Later, when Ms. Langton first applied for a job at Boston University, it was Mr. Lipsky who championed her cause.

“He knew I was applying and he said, ‘Paula, you are exactly what we need, so when you come to this interview just be yourself.’”

Eventually they began teaching a class together, something they have done for the past 14 years.

“Jon set up this class he called Locals. It’s two hours every week where the students can do whatever they want performance-wise.

“Freshmen don’t get to perform formally and so he created this space for them that was informal. We don’t comment on it or judge it. We don’t grade it. We witness the artist getting to play and giving them free rein to see how far they can go. It’s such a gift.

“The hardest thing for me is that this semester is going to be the first semester I will be sitting there without Jon next to me. I can’t even think of doing it next week without him.”

Ms. Langton begins a new semester of teaching Locals on Monday, Jan. 24. But as much as the coming semester will be difficult for her, she will hold dear last Sunday night’s performance.

“I was so moved by the community that Jon is so clearly a part of. One of the things that Jon has said to me when I get really close-up and eye to eye with him, and he’s amazing because you can really talk to him about mortality and what it’s like to be sick, he looked at me way up-close and he said, ‘I feel loved. I feel so loved.’ And it struck me, seeing Jon in his own community on his own turf and the community of people willing to come out; it felt so right.”

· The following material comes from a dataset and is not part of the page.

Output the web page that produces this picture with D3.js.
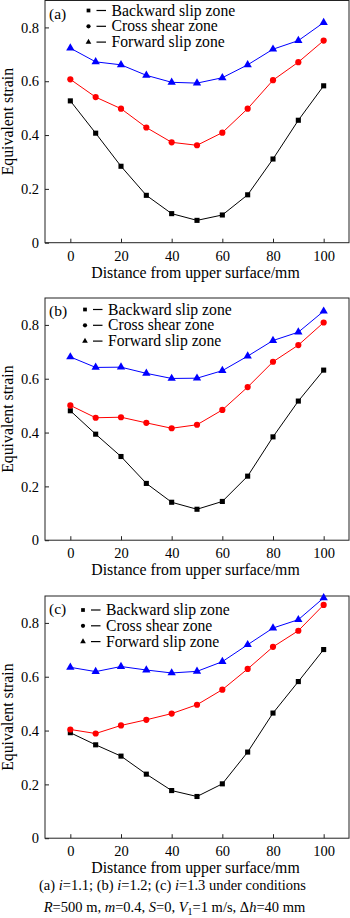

Ms. Langton’s husband, Ken Cheeseman, played the part of Samuel in the play. Mr. Cheeseman is a professor at Emerson College and has worked with dream imaging both with Mr. Lipsky and on his own. Last semester, although already saddled with a full workload, he petitioned to be able to teach Mr. Lipsky’s dream imaging class at B.U. in his absence. He and Ms. Langton felt that strongly that the class must continue.

Sunday night was the first time, however, that Mr. Cheeseman had acted in one of Mr. Lipsky’s plays.

“To gather a group of people together in a space like that, on an Island on a night like that, it really is what life is all about,” he said. “It just validated ... how it is worth it for us to spend a lifetime in the theatre examining these great stories.”

It is a sentiment Mr. Lipsky would agree with wholeheartedly. Referring to his actors on Sunday night, he said, “I’m so proud of them that they love the theatre. The love of theatre is so important to me.”

Mr. Lipsky’s love of theatre and those who create it will continue to reverberate in both the near and long term. In March his play Living in Exile will be performed in Boston as part of the winter festival of Actor’s Shakespeare Project, a company Ms. Langton helped found. Ms. Hardman already has arranged for the actors in this play to spend a weekend on Martha’s Vineyard so they can work with Mr. Lipsky.

In April, Walking the Volcano will be performed as part of Boston Playwrights’ Theatre in connection with the Boston Center for American Performance.

But it is the production of Living With an AIDS Patient, a bit more than a year away, that touches Mr. Lipsky most. That show will be directed by his son, Jonah, as part of his senior thesis at Bennington College.

“I am so very touched that my son likes his dad’s work enough to risk his thesis on my play,” he said. “And that he likes my play’s style enough to keep it going.”

That Mr. Lipsky’s work, both in the theatre and in the classroom, will keep going is a foregone conclusion. Sunday night was just a prelude. But the performance was, according to Mr. Lipsky, just one piece of a larger web of love surrounding him now.

“The community has come out and supported my needs in a way I couldn’t repay, and that is just delightful. People I don’t even know well, wanting to be part of a helping hand. You can’t buy that. You can’t make that. It is either there or it isn’t. And on this Island, it is there.”